Davis v. Monroe

The action is by appellant to try the title to 137 acres of land of the Jackson Smith survey in Cherokee county; he claiming to own the same in fee-simple title, and by adverse possession under the statutes of limitation of 5 and 10 years. Lee Monroe and J. D. McEnery were the defendants. They pleaded, besides not guilty, that the land owned and claimed by them adjoining the plaintiff's land is bounded on the west by the "Alto and Bates Ferry road," and that they built a fence on such line, and that the plaintiff does not own and has never owned any land on the east side of or inclosed by the said fence. The plaintiff owns a tract of land in fee simple, proven by registered deeds. The defendants own a tract of land in fee simple, proven by registered deeds, which consists of about 1,015 acres, and adjoins the plaintiff's tract on the west. The plaintiff's deeds have a call for "the Alto and Bates Ferry road," and the defendants' deeds have a call for the same road. The call in the immediate deed to the defendants reads: "Thence west 1,584 varas to the Alto and Bates Ferry road; thence north 2,572 varas with said road to the beginning." The plaintiff's deed calls for the beginning corner to be "at the N.E. corner of an 82-acre tract conveyed by the Morrill Orchard Company to J. C. Matthews in the `Alto and Bates Ferry road,' an iron pin for corner."

It appears that the Morrill Orchard Company, the agreed common source of title, owned a large tract of land in 1904 which was partly traversed by a public road established by the commissioners' court in 1872. The road was designated on the commissioners' court records as "the Alto and Bates Ferry road," and was well and generally known by that name. The road was originally crooked for a short distance, but by order of the commissioners' court, made of record in 1902, was straightened to run due north and south. The road was straightened about 325 varas along the property lines of the Morrill Orchard Company. No further changes in the road have occurred, and it has been the only public road along there. The deeds to both the plaintiff and the defendants were made several years after the change in the road. It is still an established highway and generally traveled by the public. It specially appears that in the summer of 1904 the Morrill Orchard Company was negotiating a sale of a part of the land to the Cherokee Orchard Company, Incorporated. The Morrill Orchard Company at the time of such negotiation, contemplated a change of location and width of the road along its land, and caused a survey of a line to be made. The proposed change in the road, or the making of a new road, at that point or elsewhere, was never made. The line of such proposed change was and is now covered with growing timber, and is not now and never has been a traveled highway, either public or private. The sale of the land by the Morrill Orchard Company to the Cherokee Orchard Company was executed on October 13, 1904, several months after the contemplated change in the road. The field notes in said deed expressly call for "the Alto and Bates Ferry road." All subsequent deeds have the same call.
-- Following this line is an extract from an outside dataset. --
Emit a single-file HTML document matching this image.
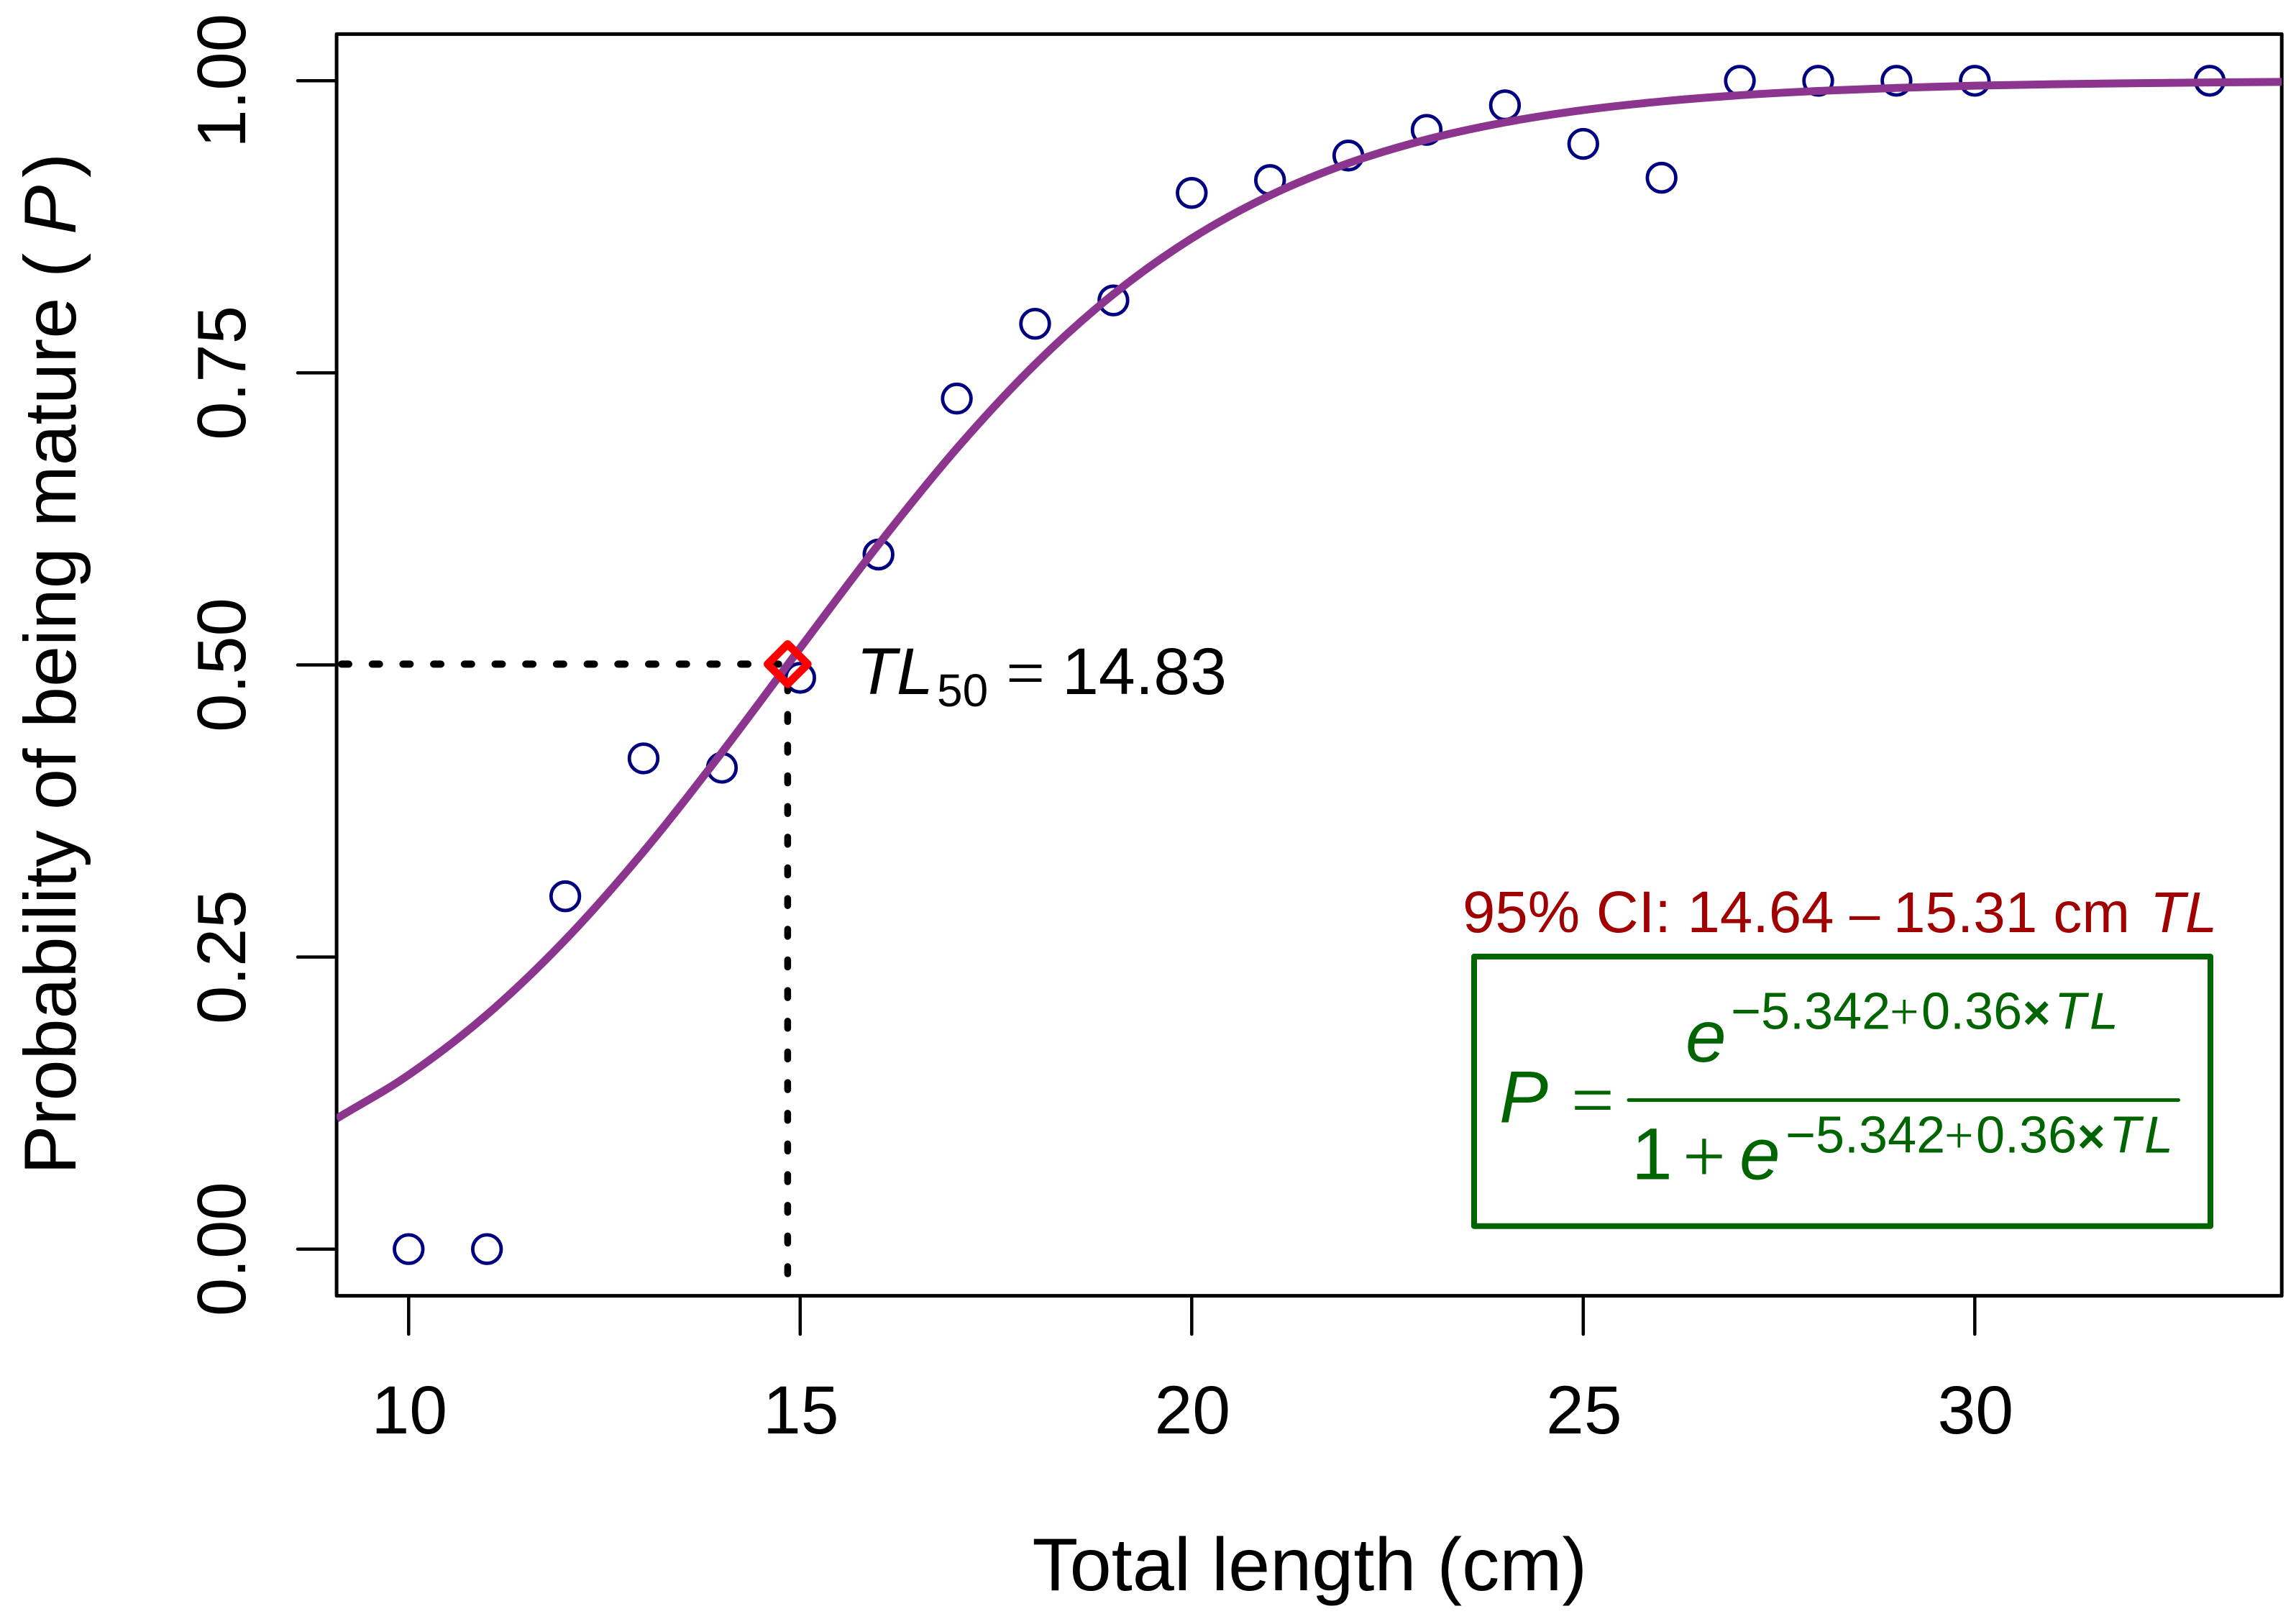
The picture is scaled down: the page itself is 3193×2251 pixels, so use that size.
<!DOCTYPE html>
<html lang="en">
<head>
<meta charset="utf-8">
<title>Probability of being mature vs total length</title>
<style>
html,body{margin:0;padding:0;background:#fff;}
svg{display:block;}
text{font-family:"Liberation Sans",Arial,sans-serif;fill:#000;}
.it{font-style:italic;}
.sym{font-family:"Liberation Serif","Times New Roman",serif;}
.g text,text.g{fill:#006400;}
</style>
</head>
<body>
<svg id="chart" xmlns="http://www.w3.org/2000/svg" width="3193" height="2251" viewBox="0 0 3193 2251">
  <rect x="0" y="0" width="3193" height="2251" fill="#fff"/>
  <g id="axes-layer"></g>
  <g id="marks-layer"></g>

  <text x="1821.3" y="2211" text-anchor="middle" font-size="104.4">Total length (cm)</text>

  <g font-size="102.5">
    <text transform="translate(105,1633) rotate(-90)">Probability of being mature</text>
    <text transform="translate(105,386) rotate(-90)">(</text>
    <text class="it" transform="translate(105,326) rotate(-90)">P</text>
    <text transform="translate(105,247) rotate(-90)">)</text>
  </g>

  <text font-size="91.5" y="965">
    <tspan class="it" x="1191">TL</tspan><tspan x="1303" y="982" font-size="64">50</tspan><tspan class="sym" x="1399" y="968" font-size="96">=</tspan><tspan x="1477" y="965">14.83</tspan>
  </text>

  <text font-size="80" y="1296" style="fill:#a00000">
    <tspan x="2034" font-size="81.5" style="fill:#a00000">95% CI: 14.64</tspan><tspan x="2572" font-size="76" style="fill:#a00000">–</tspan><tspan x="2633" style="fill:#a00000">15.31 cm</tspan><tspan x="2990" class="it" style="fill:#a00000">TL</tspan>
  </text>

  <g class="g">
    <rect x="2050" y="1330" width="1024" height="374.7" fill="#fff" stroke="#006400" stroke-width="8" stroke-linejoin="round"/>
    <text class="it" x="2085" y="1560.7" font-size="102">P</text>
    <text class="sym" x="2185" y="1565" font-size="106">=</text>
    <line x1="2265" y1="1529.5" x2="3029.5" y2="1529.5" stroke="#006400" stroke-width="5" stroke-linecap="round"/>
    <text class="it" x="2344" y="1476" font-size="102">e</text>
    <text y="1430.7" font-size="72">
      <tspan x="2407">−</tspan><tspan x="2449">5.342</tspan><tspan class="sym" x="2628">+</tspan><tspan x="2672">0.36</tspan><tspan x="2813" font-size="66" font-weight="bold">×</tspan><tspan class="it" x="2857">T</tspan><tspan class="it" x="2906">L</tspan>
    </text>
    <text x="2269" y="1639.3" font-size="102">1</text>
    <text class="sym" x="2340" y="1643" font-size="106">+</text>
    <text class="it" x="2419" y="1639.3" font-size="102">e</text>
    <text y="1602.3" font-size="72">
      <tspan x="2483">−</tspan><tspan x="2525">5.342</tspan><tspan class="sym" x="2704">+</tspan><tspan x="2748">0.36</tspan><tspan x="2889" font-size="66" font-weight="bold">×</tspan><tspan class="it" x="2933">T</tspan><tspan class="it" x="2982">L</tspan>
    </text>
  </g>
</svg>

<script>
// ---- data ----
const pointLengths = [10, 11, 12, 13, 14, 15, 16, 17, 18, 19, 20, 21, 22, 23, 24, 25, 26, 27, 28, 29, 30, 33];
const pointProportions = [0, 0, 0.302, 0.42, 0.412, 0.489, 0.5945, 0.728, 0.792, 0.812, 0.904, 0.915, 0.936, 0.958, 0.979, 0.946, 0.917, 1, 1, 1, 1, 1];
const curveLengths = [9.08, 10, 11, 12, 13, 14, 15, 16, 17, 18, 19, 20, 21, 22, 23, 24, 25, 26, 27, 28, 29, 30, 31, 32, 33, 33.92];
const curveProbabilities = [0.1117, 0.1491, 0.2007, 0.2647, 0.3403, 0.4251, 0.5145, 0.603, 0.6853, 0.7573, 0.8173, 0.8651, 0.9019, 0.9294, 0.9497, 0.9644, 0.9749, 0.9823, 0.9876, 0.9913, 0.9939, 0.9958, 0.997, 0.9979, 0.9986, 0.999];
const xTicks = [10, 15, 20, 25, 30];
const xTickLabels = ["10", "15", "20", "25", "30"];
const yTicks = [0, 0.25, 0.5, 0.75, 1];
const yTickLabels = ["0.00", "0.25", "0.50", "0.75", "1.00"];
const tl50Length = 14.84;
const tl50Probability = 0.5007;
const xDomain = [9.08, 33.92];
const yDomain = [-0.04, 1.04];

// ---- axis functions ----
function sx(v) { return 568.3 + (v - 10) * 108.9; }
function sy(v) { return 1736.7 - v * 1624.4; }

const NS = "http://www.w3.org/2000/svg";
function mk(tag, parent, attrs) {
  const el = document.createElementNS(NS, tag);
  for (const k in attrs) el.setAttribute(k, attrs[k]);
  parent.appendChild(el);
  return el;
}
const axes = document.getElementById("axes-layer");
const marks = document.getElementById("marks-layer");
const svg = document.getElementById("chart");

// clip region = plot area
const defs = mk("defs", svg, {});
const clip = mk("clipPath", defs, { id: "plot-clip" });
mk("rect", clip, { x: sx(xDomain[0]), y: sy(yDomain[1]), width: sx(xDomain[1]) - sx(xDomain[0]), height: sy(yDomain[0]) - sy(yDomain[1]) });

// plot frame
const frame = mk("rect", axes, { x: sx(xDomain[0]), y: sy(yDomain[1]), width: sx(xDomain[1]) - sx(xDomain[0]), height: sy(yDomain[0]) - sy(yDomain[1]), fill: "none", stroke: "#000", "stroke-width": 5, "stroke-linejoin": "round" });



// x ticks
xTicks.forEach(function (t, i) {
  const tick = mk("line", axes, { x1: sx(t), x2: sx(t), y1: sy(yDomain[0]), y2: 1855, stroke: "#000", "stroke-width": 4.5, "stroke-linecap": "round" });
  
  
  const lab = mk("text", axes, { x: sx(t) + 1, y: 1993, "text-anchor": "middle", "font-size": 95 });
  lab.textContent = xTickLabels[i];
  
  
});

// y ticks
yTicks.forEach(function (t, i) {
  const tick = mk("line", axes, { x1: sx(xDomain[0]), x2: 414, y1: sy(t), y2: sy(t), stroke: "#000", "stroke-width": 4.5, "stroke-linecap": "round" });
  
  
  const lab = mk("text", axes, { transform: "translate(341," + sy(t) + ") rotate(-90)", "text-anchor": "middle", "font-size": 96 });
  lab.textContent = yTickLabels[i];
  
  
});

// observed proportions
pointLengths.forEach(function (x, i) {
  const c = mk("circle", marks, { cx: sx(x), cy: sy(pointProportions[i]), r: 19.8, fill: "none", stroke: "#000080", "stroke-width": 4.8 });
  
  
});

// fitted curve: cubic Hermite through the read values
(function () {
  const n = curveLengths.length;
  const slope = function (i) {
    const a = Math.max(0, i - 1), b = Math.min(n - 1, i + 1);
    return (curveProbabilities[b] - curveProbabilities[a]) / (curveLengths[b] - curveLengths[a]);
  };
  let d = "M" + sx(curveLengths[0]) + " " + sy(curveProbabilities[0]);
  for (let i = 0; i < n - 1; i++) {
    const h = (curveLengths[i + 1] - curveLengths[i]) / 3;
    const c1x = curveLengths[i] + h, c1y = curveProbabilities[i] + slope(i) * h;
    const c2x = curveLengths[i + 1] - h, c2y = curveProbabilities[i + 1] - slope(i + 1) * h;
    d += " C" + sx(c1x) + " " + sy(c1y) + " " + sx(c2x) + " " + sy(c2y) + " " + sx(curveLengths[i + 1]) + " " + sy(curveProbabilities[i + 1]);
  }
  const curve = mk("path", marks, { d: d, fill: "none", stroke: "#8b358f", "stroke-width": 11, "clip-path": "url(#plot-clip)" });
  
  
})();

// TL50 guides
const guideH = mk("line", marks, { x1: 475, x2: sx(tl50Length), y1: sy(tl50Probability), y2: sy(tl50Probability), stroke: "#000", "stroke-width": 10, "stroke-linecap": "round", "stroke-dasharray": "10 32.7" });


const guideV = mk("line", marks, { x1: sx(tl50Length), x2: sx(tl50Length), y1: 1771, y2: sy(tl50Probability), stroke: "#000", "stroke-width": 9.5, "stroke-linecap": "round", "stroke-dasharray": "10 32.65" });



// TL50 diamond
(function () {
  const cx = sx(tl50Length), cy = sy(tl50Probability), R = 27.8;
  const pts = [[cx, cy - R], [cx + R, cy], [cx, cy + R], [cx - R, cy]].map(function (p) { return p.join(","); }).join(" ");
  const dia = mk("polygon", marks, { points: pts, fill: "none", stroke: "#ff0000", "stroke-width": 11, "stroke-linejoin": "round" });
  
  
})();
</script>
</body>
</html>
The suit is, as admitted by the parties, mainly a boundary line case, the plaintiff claiming that the call for "the Alto and Bates Ferry road" referred to and was intended to *Page 461 be the proposed change in the public road, while the defendants claim their line call and the plaintiff's line call was for the road established by the commissioners' court. The case was tried before the court, and a judgment was rendered for the defendants. The court made and filed findings of fact and conclusions of law, which appear fully set out in the record.

We conclude that the trial court correctly decided the case on the facts, and that the appellant's several assignments of error should be overruled. The deeds of both the plaintiff and the defendants call for "the Alto and Bates Ferry road," and the lines should go to that road as it is located on the ground. Such call clearly refers to and intends the public road established by the commissioners' court and generally known by that name. A mistake in the call of the deeds is not evident. And there is no other road there or near there by that name. The contemplated change of the width and direction by the Morrill Orchard Company in 1904 went no further than a mere survey of the proposed line. The change was never made, and the deeds in suit were made subsequent to the proposed change.

The evidence warrants the court's findings, and the judgment is affirmed.